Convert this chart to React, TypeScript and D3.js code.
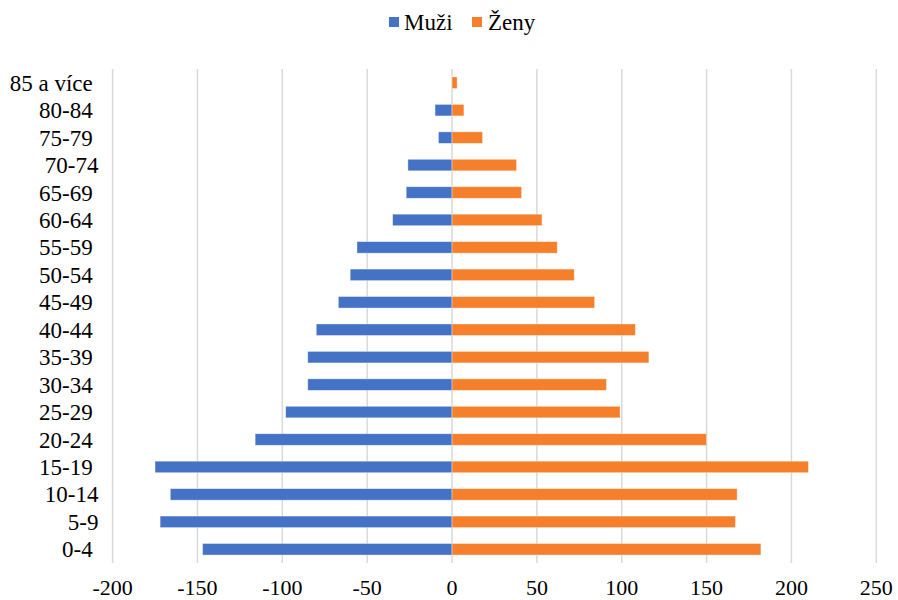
import React from "react";
import * as d3 from "d3";

// age groups, top to bottom (trailing spaces as in the source labels)
const categories = [
  "85 a více ", "80-84 ", "75-79 ", "70-74", "65-69 ", "60-64 ", "55-59 ", "50-54 ", "45-49 ",
  "40-44 ", "35-39 ", "30-34 ", "25-29 ", "20-24 ", "15-19 ", "10-14", "5-9", "0-4 ",
];
const muzi = [0, -10, -8, -26, -27, -35, -56, -60, -67, -80, -85, -85, -98, -116, -175, -166, -172, -147];
const zeny = [3, 7, 18, 38, 41, 53, 62, 72, 84, 108, 116, 91, 99, 150, 210, 168, 167, 182];
const xTicks = [-200, -150, -100, -50, 0, 50, 100, 150, 200, 250];

const W = 898;
const H = 600;
const BLUE = "#4472C4";
const ORANGE = "#F57F2A";
const FONT = "'Times New Roman', 'Liberation Serif', Tinos, 'DejaVu Serif', serif";
const txt: React.CSSProperties = { fontFamily: FONT, whiteSpace: "pre" };

const App = () => {
  const x = d3.scaleLinear().domain([-200, 250]).range([112.6, 876.3]);
  const y = d3.scaleBand().domain(categories).range([69, 563]).paddingInner(0.58).paddingOuter(0.29);

  const bars = (vals: number[], color: string) =>
    vals.map((v, i) => (
      <rect
        key={color + i}
        x={Math.min(x(0), x(v))}
        y={y(categories[i])}
        width={Math.abs(x(v) - x(0))}
        height={y.bandwidth()}
        fill={color}
        stroke="#ffffff"
        strokeOpacity={0.5}
        strokeWidth={0.75}
      />
    ));

  return (
    <svg width={W} height={H} style={{ position: "absolute", left: 0, top: 0, display: "block", background: "#fff" }}>
      {/* gridlines */}
      {xTicks.map((t) => (
        <line key={t} x1={x(t)} x2={x(t)} y1={69} y2={563} stroke="#d9d9d9" strokeWidth={1.5} />
      ))}

      {bars(muzi, BLUE)}
      {bars(zeny, ORANGE)}

      {/* category labels */}
      {categories.map((c) => (
        <text
          key={c}
          x={98.5}
          y={(y(c) as number) + y.bandwidth() / 2}
          dy="0.35em"
          textAnchor="end"
          fontSize={23}
          fill="#000"
          style={txt}
        >
          {c}
        </text>
      ))}

      {/* x tick labels */}
      {xTicks.map((t) => (
        <text key={"t" + t} x={x(t)} y={595} textAnchor="middle" fontSize={22} fill="#000" style={txt}>
          {t}
        </text>
      ))}

      {/* legend */}
      <rect x={389} y={17} width={10} height={10} fill={BLUE} />
      <text x={404} y={30} fontSize={23} fill="#000" style={txt}>Muži</text>
      <rect x={472} y={17} width={10} height={10} fill={ORANGE} />
      <text x={488} y={30} fontSize={23} fill="#000" style={txt}>Ženy</text>
    </svg>
  );
};

export default App;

++++++++

EXERCISE TASK —
Count every line above that holds the word "React", and state the number and nothing more.

OUTPUT BELOW —
3